First, that's awful. Reminds me why I haven't had anyone in my car since November. Second, I had to look up uberconnect. Figured it was some delivery but didn't really know.

Why is it cheaper to move a person in your car in the middle of a pandemic than a box on your trunk that you don't even have to touch?

Is the rate for the driver the same? Uberconnect is not on my driver app. Do you sign up for it?

But regardless. Less to carry a infected asshole than a box?


----------



## Cdub2k (Nov 22, 2017)

Uber connect is a clever way for dealers to move their “weight”. Uber charges them a little more because of that. It’s kind of like a Vig or the juice a bookie will charge for the transaction.


----------



## Fuzzyelvis (Dec 7, 2014)

Cdub2k said:


> Uber connect is a clever way for dealers to move their "weight". Uber charges them a little more because of that. It's kind of like a Vig or the juice a bookie will charge for the transaction.


But i assume the rates are the same for the driver? I don't have uberconnect on my driver app. Didn't even know it existed. I woudn't mind adding it i guess.
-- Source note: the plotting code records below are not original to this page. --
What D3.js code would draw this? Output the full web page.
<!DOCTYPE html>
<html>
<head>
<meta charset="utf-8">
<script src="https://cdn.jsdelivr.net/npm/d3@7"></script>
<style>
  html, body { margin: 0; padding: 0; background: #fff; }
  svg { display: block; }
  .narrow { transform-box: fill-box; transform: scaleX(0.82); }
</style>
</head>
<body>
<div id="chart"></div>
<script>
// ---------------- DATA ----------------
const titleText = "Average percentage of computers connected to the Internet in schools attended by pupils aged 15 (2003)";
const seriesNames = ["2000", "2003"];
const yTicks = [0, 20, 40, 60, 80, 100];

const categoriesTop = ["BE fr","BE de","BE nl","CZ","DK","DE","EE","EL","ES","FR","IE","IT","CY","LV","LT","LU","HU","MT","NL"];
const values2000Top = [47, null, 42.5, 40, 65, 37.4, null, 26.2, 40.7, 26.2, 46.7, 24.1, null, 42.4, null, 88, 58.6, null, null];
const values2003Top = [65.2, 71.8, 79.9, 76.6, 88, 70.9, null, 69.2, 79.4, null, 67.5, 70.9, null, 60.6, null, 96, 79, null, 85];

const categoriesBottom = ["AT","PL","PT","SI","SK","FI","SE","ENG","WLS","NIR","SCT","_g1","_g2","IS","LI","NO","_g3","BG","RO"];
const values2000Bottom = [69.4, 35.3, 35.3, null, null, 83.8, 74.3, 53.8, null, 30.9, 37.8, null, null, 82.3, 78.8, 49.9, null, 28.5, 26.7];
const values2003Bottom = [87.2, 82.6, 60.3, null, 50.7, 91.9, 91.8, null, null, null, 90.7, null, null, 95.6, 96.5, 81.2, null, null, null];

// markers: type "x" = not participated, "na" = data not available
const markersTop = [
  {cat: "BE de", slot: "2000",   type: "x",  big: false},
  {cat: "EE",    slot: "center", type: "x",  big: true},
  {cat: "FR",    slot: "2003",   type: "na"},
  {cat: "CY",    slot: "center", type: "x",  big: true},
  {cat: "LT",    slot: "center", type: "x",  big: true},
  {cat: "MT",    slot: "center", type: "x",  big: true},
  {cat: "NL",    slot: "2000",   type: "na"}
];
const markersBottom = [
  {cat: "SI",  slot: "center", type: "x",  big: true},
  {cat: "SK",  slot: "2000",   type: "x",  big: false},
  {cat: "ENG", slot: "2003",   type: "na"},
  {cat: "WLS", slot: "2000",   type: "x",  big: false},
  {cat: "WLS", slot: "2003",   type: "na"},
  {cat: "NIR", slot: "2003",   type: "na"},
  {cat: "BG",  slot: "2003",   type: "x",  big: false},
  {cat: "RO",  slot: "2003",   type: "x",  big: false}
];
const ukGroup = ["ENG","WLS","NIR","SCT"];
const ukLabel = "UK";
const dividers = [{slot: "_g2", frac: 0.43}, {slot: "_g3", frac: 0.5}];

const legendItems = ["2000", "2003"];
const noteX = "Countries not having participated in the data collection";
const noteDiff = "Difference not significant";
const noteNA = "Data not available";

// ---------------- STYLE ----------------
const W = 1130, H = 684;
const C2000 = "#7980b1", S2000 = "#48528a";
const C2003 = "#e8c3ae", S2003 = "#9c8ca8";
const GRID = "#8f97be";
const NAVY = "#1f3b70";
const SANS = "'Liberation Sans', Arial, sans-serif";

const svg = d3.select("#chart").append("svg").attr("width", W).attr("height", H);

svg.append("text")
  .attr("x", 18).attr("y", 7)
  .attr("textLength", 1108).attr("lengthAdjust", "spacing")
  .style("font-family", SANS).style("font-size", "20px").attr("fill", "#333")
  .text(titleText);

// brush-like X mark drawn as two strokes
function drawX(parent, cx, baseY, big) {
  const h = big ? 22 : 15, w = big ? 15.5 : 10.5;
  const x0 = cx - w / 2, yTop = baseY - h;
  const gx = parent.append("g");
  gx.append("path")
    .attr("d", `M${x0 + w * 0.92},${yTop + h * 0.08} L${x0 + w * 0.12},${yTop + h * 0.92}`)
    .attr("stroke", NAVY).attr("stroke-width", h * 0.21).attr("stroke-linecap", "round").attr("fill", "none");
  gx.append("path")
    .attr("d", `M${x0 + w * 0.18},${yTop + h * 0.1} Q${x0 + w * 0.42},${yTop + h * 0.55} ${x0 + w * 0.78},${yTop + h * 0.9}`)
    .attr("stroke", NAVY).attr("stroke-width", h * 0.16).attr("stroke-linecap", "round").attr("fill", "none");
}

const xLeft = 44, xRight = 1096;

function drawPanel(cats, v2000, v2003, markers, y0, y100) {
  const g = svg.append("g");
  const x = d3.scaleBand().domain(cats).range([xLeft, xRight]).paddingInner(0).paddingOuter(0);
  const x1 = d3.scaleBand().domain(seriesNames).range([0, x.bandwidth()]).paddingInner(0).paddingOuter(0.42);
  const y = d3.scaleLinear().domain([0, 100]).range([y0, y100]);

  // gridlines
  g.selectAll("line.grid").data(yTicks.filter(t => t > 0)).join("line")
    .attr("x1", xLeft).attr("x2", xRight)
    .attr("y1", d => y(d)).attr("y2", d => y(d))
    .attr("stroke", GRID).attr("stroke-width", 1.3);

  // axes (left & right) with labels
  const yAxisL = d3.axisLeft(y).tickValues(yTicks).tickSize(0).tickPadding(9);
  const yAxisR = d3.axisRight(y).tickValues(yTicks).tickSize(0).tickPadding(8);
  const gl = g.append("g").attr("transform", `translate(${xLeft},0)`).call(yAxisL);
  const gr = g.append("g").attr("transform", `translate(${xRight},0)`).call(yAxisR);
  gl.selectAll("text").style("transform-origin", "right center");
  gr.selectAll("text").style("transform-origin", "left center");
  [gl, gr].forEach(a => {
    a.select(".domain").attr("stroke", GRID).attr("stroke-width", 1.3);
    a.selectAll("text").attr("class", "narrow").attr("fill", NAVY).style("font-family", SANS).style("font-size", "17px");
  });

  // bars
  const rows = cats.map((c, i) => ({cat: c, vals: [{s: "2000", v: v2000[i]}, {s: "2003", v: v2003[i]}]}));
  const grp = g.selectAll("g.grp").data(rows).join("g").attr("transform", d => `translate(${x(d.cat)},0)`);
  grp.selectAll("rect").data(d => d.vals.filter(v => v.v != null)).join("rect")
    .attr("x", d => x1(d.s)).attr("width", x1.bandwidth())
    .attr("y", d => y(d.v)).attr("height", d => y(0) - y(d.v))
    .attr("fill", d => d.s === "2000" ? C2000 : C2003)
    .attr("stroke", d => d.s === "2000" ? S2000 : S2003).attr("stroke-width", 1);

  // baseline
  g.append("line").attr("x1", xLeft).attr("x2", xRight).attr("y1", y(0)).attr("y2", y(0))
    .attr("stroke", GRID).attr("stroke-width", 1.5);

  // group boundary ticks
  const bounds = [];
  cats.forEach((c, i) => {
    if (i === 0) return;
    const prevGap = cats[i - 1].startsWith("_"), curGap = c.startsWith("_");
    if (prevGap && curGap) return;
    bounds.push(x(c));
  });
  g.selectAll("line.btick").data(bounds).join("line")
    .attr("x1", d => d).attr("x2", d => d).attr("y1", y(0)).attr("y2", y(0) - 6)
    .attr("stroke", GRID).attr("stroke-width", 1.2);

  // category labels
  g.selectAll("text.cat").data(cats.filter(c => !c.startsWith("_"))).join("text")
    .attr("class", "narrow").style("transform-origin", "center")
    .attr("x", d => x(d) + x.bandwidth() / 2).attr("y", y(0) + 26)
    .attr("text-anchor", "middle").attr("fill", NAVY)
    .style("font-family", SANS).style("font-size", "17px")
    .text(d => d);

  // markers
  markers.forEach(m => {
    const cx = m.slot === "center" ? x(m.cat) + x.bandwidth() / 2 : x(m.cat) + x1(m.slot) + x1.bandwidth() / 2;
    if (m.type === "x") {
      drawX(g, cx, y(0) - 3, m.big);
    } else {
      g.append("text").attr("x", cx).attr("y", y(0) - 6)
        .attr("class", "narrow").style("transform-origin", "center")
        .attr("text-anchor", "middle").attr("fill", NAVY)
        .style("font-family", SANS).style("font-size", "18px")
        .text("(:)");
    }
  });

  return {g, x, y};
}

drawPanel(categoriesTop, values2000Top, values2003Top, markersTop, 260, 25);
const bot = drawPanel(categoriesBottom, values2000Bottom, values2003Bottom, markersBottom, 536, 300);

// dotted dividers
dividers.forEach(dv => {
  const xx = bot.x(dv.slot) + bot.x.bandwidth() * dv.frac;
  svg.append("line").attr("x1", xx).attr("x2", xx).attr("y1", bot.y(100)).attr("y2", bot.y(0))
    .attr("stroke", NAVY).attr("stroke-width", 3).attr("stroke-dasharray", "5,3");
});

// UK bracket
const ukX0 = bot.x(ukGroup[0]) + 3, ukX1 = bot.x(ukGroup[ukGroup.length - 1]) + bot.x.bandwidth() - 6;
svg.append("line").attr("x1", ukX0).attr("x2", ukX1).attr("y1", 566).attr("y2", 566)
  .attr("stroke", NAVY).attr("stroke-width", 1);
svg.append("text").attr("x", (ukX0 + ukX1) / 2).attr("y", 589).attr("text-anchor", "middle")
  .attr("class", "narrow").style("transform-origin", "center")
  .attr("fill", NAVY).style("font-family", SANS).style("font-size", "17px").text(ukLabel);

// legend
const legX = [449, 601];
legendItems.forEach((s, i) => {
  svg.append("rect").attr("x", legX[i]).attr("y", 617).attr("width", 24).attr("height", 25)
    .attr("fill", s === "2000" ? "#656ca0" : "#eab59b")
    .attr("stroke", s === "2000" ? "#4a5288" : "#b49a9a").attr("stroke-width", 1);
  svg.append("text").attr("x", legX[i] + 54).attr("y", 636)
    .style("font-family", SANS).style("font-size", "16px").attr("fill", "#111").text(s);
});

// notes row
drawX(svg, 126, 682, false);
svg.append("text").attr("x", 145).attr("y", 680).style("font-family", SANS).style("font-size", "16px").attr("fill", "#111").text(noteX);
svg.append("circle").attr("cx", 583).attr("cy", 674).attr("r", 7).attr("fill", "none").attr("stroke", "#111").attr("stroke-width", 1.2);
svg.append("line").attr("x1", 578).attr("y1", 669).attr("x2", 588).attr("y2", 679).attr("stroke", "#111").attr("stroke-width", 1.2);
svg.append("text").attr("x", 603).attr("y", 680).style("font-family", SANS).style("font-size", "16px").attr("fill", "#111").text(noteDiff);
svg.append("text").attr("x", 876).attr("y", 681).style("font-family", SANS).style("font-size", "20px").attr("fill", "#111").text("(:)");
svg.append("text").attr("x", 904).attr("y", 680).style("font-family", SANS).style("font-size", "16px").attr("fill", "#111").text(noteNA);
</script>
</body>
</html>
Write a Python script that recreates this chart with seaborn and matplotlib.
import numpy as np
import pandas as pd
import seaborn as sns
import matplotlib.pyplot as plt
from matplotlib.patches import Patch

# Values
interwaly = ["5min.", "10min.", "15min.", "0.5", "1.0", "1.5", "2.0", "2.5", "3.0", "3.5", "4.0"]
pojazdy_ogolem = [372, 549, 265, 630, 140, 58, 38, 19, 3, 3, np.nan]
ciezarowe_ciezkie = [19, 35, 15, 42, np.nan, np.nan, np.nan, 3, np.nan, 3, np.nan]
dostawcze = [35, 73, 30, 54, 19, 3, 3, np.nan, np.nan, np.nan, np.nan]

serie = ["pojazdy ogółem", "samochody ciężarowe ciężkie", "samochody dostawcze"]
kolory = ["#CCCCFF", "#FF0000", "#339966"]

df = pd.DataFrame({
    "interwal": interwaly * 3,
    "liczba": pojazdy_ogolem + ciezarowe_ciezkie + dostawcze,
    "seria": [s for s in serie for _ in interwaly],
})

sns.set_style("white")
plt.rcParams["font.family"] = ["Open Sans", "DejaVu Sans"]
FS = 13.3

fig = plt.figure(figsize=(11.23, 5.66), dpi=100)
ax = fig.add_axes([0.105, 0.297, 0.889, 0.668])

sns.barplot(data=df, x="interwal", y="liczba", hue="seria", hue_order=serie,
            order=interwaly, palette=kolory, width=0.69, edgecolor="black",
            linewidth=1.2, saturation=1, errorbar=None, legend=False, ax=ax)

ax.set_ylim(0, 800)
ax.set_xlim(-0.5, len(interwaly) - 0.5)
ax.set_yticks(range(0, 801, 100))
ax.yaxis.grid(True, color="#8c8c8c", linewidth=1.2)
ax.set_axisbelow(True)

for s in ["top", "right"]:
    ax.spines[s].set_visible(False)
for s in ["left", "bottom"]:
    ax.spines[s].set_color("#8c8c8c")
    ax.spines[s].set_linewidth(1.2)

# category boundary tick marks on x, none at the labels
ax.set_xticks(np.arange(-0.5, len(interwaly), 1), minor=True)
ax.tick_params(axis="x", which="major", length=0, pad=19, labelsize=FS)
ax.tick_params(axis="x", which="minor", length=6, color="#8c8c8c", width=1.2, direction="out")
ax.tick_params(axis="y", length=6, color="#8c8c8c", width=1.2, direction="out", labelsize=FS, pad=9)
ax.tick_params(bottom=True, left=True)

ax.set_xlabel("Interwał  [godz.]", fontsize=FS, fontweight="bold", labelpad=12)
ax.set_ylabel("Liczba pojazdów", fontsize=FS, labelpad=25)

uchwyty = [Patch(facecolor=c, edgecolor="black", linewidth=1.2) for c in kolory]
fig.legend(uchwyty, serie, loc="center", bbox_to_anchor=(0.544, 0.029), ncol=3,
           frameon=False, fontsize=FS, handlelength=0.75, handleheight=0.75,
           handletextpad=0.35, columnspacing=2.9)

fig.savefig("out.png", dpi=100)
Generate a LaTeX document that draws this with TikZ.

Rather have packages than people, and since it's through uber i have plausible deniability...


----------



## ANT 7 (Oct 14, 2018)

In my case I've checked this the last couple of days as we have Connect here in Kanaduh, and I have been getting varying fare results between X and Connect with the same destination. One time Connect is cheaper than X and vice versa.

In courier terms though, this kind of point A-B immediate trip service is called a "direct rush" and priced at around $30-40 in our market. Connect was coming in at $15.


----------



## 25rides7daysaweek (Nov 20, 2017)

I was told when connect launched in chicago we would get a little more money.
I havent driven or tried to see the rate card
They just started a flat rate of $50 an hour here too.
I very highly doubt they are giving us anymore than the $12.60 an hour for time though.
Just another way to pimp us off i guess
Really nice of them to make us sit around for not too much money while the pax is paying for a union tradesman


----------